Sadly this is the exact behaviour I have come to expect from these types of people.

Rather than actively work towards fixing the big issues in gender inequality (which requires society as a whole to change, and consequently will take decades of slow improvement), they choose to take the easy route and fill themselves with self-righteous indignation over an open source maintainer who reverted a commit for a trivial documentation change that he thought violated commit procedures. Obviously he is a rampant misogynist and needs to be crucified.

The real irony here is that the people with the pitchforks are generally more sexist than those they choose to lambast, seeing as they feel so compelled to defend poor defenseless women from all aggressors (real and imagined).

To answer your question: Yes. https://github.com/joyent/libuv/commit/804d40ee14dc0f82c482d... (please scroll).

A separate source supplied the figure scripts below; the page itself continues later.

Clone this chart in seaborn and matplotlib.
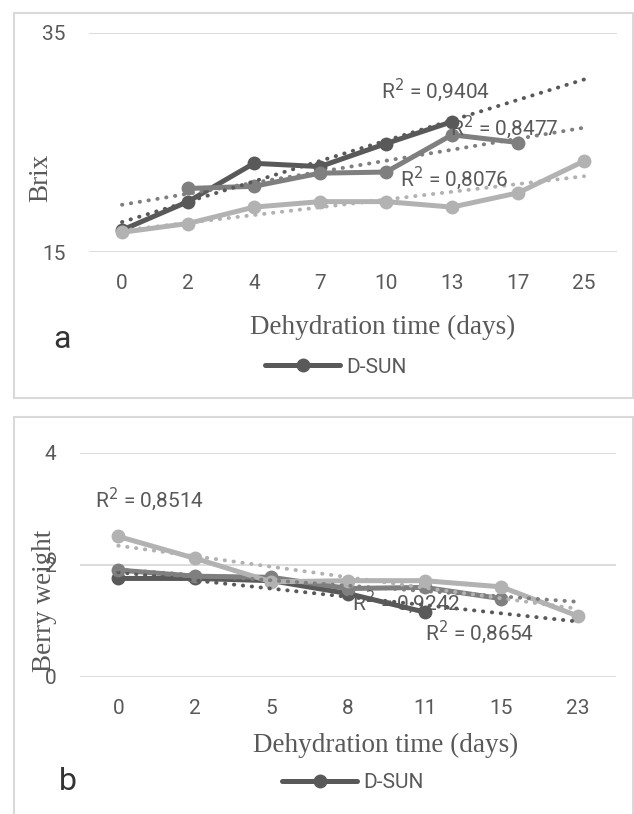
"""
Brix and berry weight during dehydration - two stacked line charts with
linear trendlines (Excel style, grey scale).
"""

import numpy as np
import pandas as pd
import matplotlib
matplotlib.use("Agg")
import matplotlib.pyplot as plt
from matplotlib.patches import Rectangle
from matplotlib.lines import Line2D
import seaborn as sns

# ─── Data ─────────────────────────────────────────────────────────────────────
brix_days = ["0", "2", "4", "7", "10", "13", "17", "25"]
brix_dark = [17.0, 19.6, 23.1, 22.8, 24.9, 26.9, np.nan, np.nan]     # D-SUN
brix_mid = [np.nan, 20.8, 21.0, 22.2, 22.3, 25.7, 25.0, np.nan]
brix_light = [16.8, 17.6, 19.1, 19.6, 19.6, 19.1, 20.4, 23.3]
brix_r2 = ["0,9404", "0,8477", "0,8076"]

weight_days = ["0", "2", "5", "8", "11", "15", "23"]
weight_dark = [1.76, 1.76, 1.72, 1.49, 1.16, np.nan, np.nan]        # D-SUN
weight_mid = [1.91, 1.80, 1.78, 1.58, 1.60, 1.40, np.nan]
weight_light = [2.51, 2.12, 1.70, 1.72, 1.72, 1.61, 1.09]
weight_r2 = ["0,9242", "0,8514", "0,8654"]

# ─── Style ────────────────────────────────────────────────────────────────────
sns.set_style("white")
plt.rcParams["font.family"] = ["Roboto", "DejaVu Sans"]

DARK, MID, LIGHT = "#595959", "#7f7f7f", "#b2b2b2"
TXT = "#595959"
SERIF = "Liberation Serif"
FS = 15          # tick / annotation text
FS_TITLE = 19.5  # serif axis titles


def draw_panel(ax, days, series, ymin, ymax, yticks):
    idx = np.arange(len(days))
    rows = []
    for name, vals in series:
        for i, v in zip(idx, vals):
            rows.append({"idx": i, "value": v, "series": name})
    df = pd.DataFrame(rows).dropna()

    palette = {"dark": DARK, "mid": MID, "light": LIGHT}
    for z, (name, _) in enumerate(series):
        sub = df[df["series"] == name]
        sns.lineplot(data=sub, x="idx", y="value", ax=ax, color=palette[name],
                     lw=3.6, marker="o", markersize=10, markeredgewidth=0,
                     zorder=2 + z * 0.1, legend=False)

    # linear trendlines over the category index, drawn across all categories
    for name, _ in series:
        sub = df[df["series"] == name]
        k, b = np.polyfit(sub["idx"], sub["value"], 1)
        ax.plot(idx, k * idx + b, ls=(0, (0.1, 2.2)), lw=2.8,
                dash_capstyle="round", color=palette[name], zorder=3)

    ax.set_xlim(-0.5, len(days) - 0.5)
    ax.set_ylim(ymin, ymax)
    ax.set_xticks(idx)
    ax.set_xticklabels(days)
    ax.set_yticks(yticks)
    ax.tick_params(axis="both", length=0, labelsize=FS, labelcolor=TXT)
    ax.tick_params(axis="x", pad=16)
    ax.tick_params(axis="y", pad=17)
    ax.grid(axis="y", color="#d9d9d9", lw=1.3)
    ax.set_axisbelow(True)
    for s in ax.spines.values():
        s.set_visible(False)
    ax.set_xlabel("Dehydration time (days)", family=SERIF, fontsize=FS_TITLE,
                  color=TXT)


fig = plt.figure(figsize=(6.34, 8.14), dpi=100)

# panel frames
fig.add_artist(Rectangle((14 / 634, 1 - 398 / 814), 619 / 634, 385 / 814,
                         transform=fig.transFigure, fill=False,
                         ec="#d9d9d9", lw=1.5))
fig.add_artist(Rectangle((14 / 634, -0.01), 619 / 634, 1 - 417 / 814 + 0.01,
                         transform=fig.transFigure, fill=False,
                         ec="#d9d9d9", lw=1.5))

# ── Panel a: Brix ────────────────────────────────────────────────────────────
ax1 = fig.add_axes([89 / 634, 1 - 252 / 814, 528 / 634, 219 / 814])
draw_panel(ax1, brix_days,
           [("dark", brix_dark), ("mid", brix_mid), ("light", brix_light)],
           15, 35, [15, 35])
ax1.set_ylabel("Brix", family=SERIF, fontsize=FS_TITLE, color=TXT)
ax1.yaxis.set_label_coords(-0.068, 0.34)
ax1.xaxis.set_label_coords((383 - 89) / 528, -(315 - 252) / 219)
for (x, y), r in zip([(3.92, 29.8), (4.97, 26.4), (4.21, 21.7)], brix_r2):
    ax1.text(x, y, f"R$^2$ = {r}", fontsize=FS, color=TXT, va="center",
             zorder=4)

# ── Panel b: Berry weight ────────────────────────────────────────────────────
ax2 = fig.add_axes([80 / 634, 1 - 677 / 814, 536 / 634, 224 / 814])
draw_panel(ax2, weight_days,
           [("dark", weight_dark), ("mid", weight_mid), ("light", weight_light)],
           0, 4, [0, 2, 4])
ax2.set_ylabel("Berry weight", family=SERIF, fontsize=FS_TITLE, color=TXT)
ax2.yaxis.set_label_coords(-0.043, 0.34)
ax2.xaxis.set_label_coords((386 - 80) / 536, -(733 - 677) / 224)
for (x, y), r in zip([(3.05, 1.34), (-0.31, 3.17), (4.0, 0.80)], weight_r2):
    ax2.text(x, y, f"R$^2$ = {r}", fontsize=FS, color=TXT, va="center",
             zorder=4)

# ── legends (only the D-SUN series is listed) ────────────────────────────────
handle = Line2D([], [], color=DARK, lw=3.6, marker="o", markersize=10,
                markeredgewidth=0)
for xpos, ypos in ((0.53, 1 - 367 / 814), (0.557, 1 - 783 / 814)):
    fig.legend([handle], ["D-SUN"], loc="center",
               bbox_to_anchor=(xpos, ypos),
               frameon=False, fontsize=FS, handlelength=3.6,
               handletextpad=0.3, labelcolor=TXT)

fig.text(62 / 634, 1 - 340 / 814, "a", fontsize=23, color="#333333",
         ha="center", va="center")
fig.text(68 / 634, 1 - 782 / 814, "b", fontsize=23, color="#333333",
         ha="center", va="center")

fig.savefig("out.png", dpi=100)
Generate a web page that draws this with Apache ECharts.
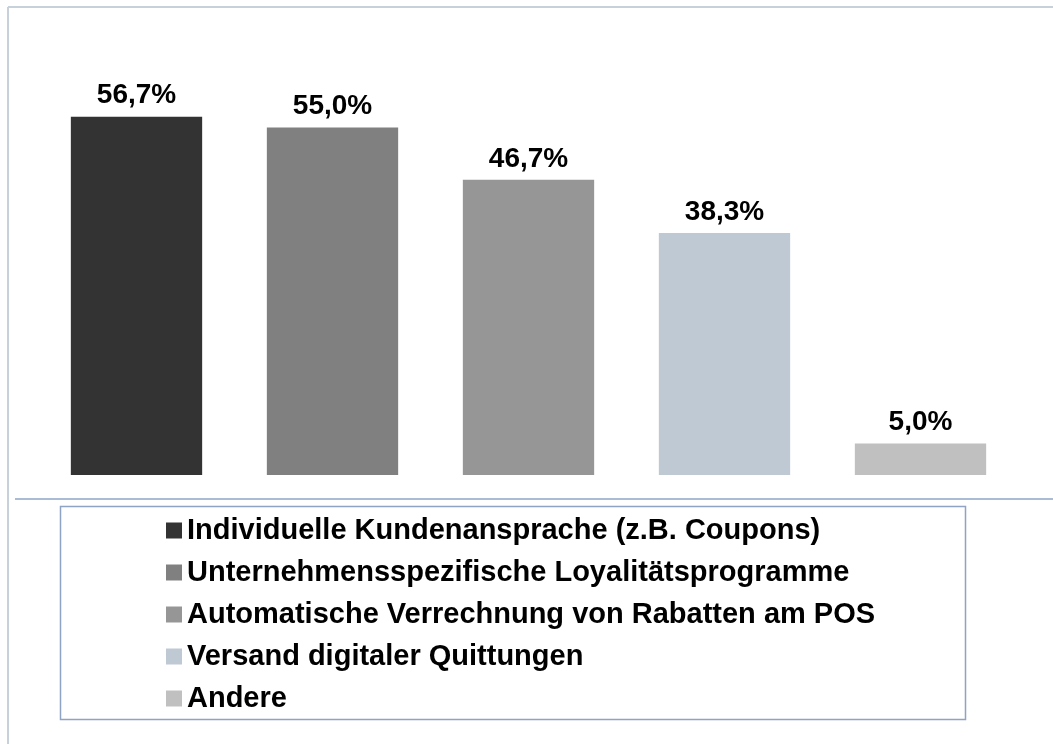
<!DOCTYPE html>
<html>
<head>
<meta charset="utf-8">
<script src="https://cdn.jsdelivr.net/npm/echarts@6/dist/echarts.min.js"></script>
<style>
  html, body { margin: 0; padding: 0; background: #fff; }
  #chart { width: 1053px; height: 744px; }
</style>
</head>
<body>
<div id="chart"></div>
<script>
// Kategorien und Werte (in %)
var categories = [
  'Individuelle Kundenansprache (z.B. Coupons)',
  'Unternehmensspezifische Loyalitätsprogramme',
  'Automatische Verrechnung von Rabatten am POS',
  'Versand digitaler Quittungen',
  'Andere'
];
var values = [56.7, 55.0, 46.7, 38.3, 5.0];
var colors = ['#333333', '#808080', '#969696', '#bfc9d4', '#c0c0c0'];

var chartDom = document.getElementById('chart');
var myChart = echarts.init(chartDom);
var font = '"Liberation Sans", Arial, sans-serif';

// eine Serie je Kategorie, damit die Legende jede Farbe zeigt
var series = categories.map(function (name, i) {
  var data = categories.map(function (c, j) { return j === i ? values[i] : '-'; });
  return {
    name: name,
    type: 'bar',
    stack: 'all',
    barCategoryGap: '33%',
    itemStyle: { color: colors[i] },
    label: {
      show: true,
      position: 'top',
      distance: 7,
      fontFamily: font,
      fontWeight: 'bold',
      fontSize: 28,
      color: '#000',
      formatter: function (p) { return p.value.toFixed(1).replace('.', ',') + '%'; }
    },
    data: data
  };
});

var option = {
  animation: false,
  grid: { left: 38.5, right: 34.5, top: 32.6, bottom: 269 },
  xAxis: {
    type: 'category',
    data: categories,
    axisLine: { show: false },
    axisTick: { show: false },
    axisLabel: { show: false }
  },
  yAxis: {
    type: 'value',
    min: 0,
    max: 70,
    show: false,
    splitLine: { show: false }
  },
  legend: {
    orient: 'vertical',
    left: 166,
    top: 516,
    padding: 0,
    icon: 'rect',
    itemWidth: 16,
    itemHeight: 16,
    itemGap: 13,
    textStyle: { fontFamily: font, fontWeight: 'bold', fontSize: 29, color: '#000' },
    data: categories
  },
  graphic: [
    { type: 'line', shape: { x1: 8, y1: 7, x2: 1053, y2: 7 }, style: { stroke: '#c8d0dc', lineWidth: 2 } },
    { type: 'line', shape: { x1: 8, y1: 7, x2: 8, y2: 744 }, style: { stroke: '#c8d0dc', lineWidth: 2 } },
    { type: 'line', shape: { x1: 15, y1: 499, x2: 1053, y2: 499 }, style: { stroke: '#8ea4c8', lineWidth: 1.5 } },
    { type: 'rect', shape: { x: 60.5, y: 506.5, width: 905, height: 213 }, style: { fill: 'none', stroke: '#8fa3c4', lineWidth: 1.5 } }
  ],
  series: series
};

option && myChart.setOption(option);
</script>
</body>
</html>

However, that's not a necessary criteria. Substitute "he" for some other term, say "white person", and I doubt you'll see the need for a specific member of the excluded segment to speak up.

The real argument is around the second part of your comment. Which can be recast as whether male as the default gender, when used in texts, is a matter of concern for the development/opportunities of women. I think so. Along with salary differences, etc. We do not have to reach to Simone de Beauvoir to make that point... here is a link to a current analysis/view: http://writingcenter.unc.edu/handouts/gender-sensitive-langu....

Quote:

> Moreover, these issues are important for people concerned about issues of social inequality. There is a relationship between our language use and our social reality. If we “erase” women from language, that makes it easier to maintain gender inequality. As Professor Sherryl Kleinman (2000:6) has argued, > > [M]ale-based generics are another indicator—and, more importantly, a reinforcer—of a system in which “man” in the abstract and men in the flesh are privileged over women. > > Words matter, and our language choices have consequences. If we believe that women and men deserve social equality, then we should think seriously about how to reflect that belief in our language use.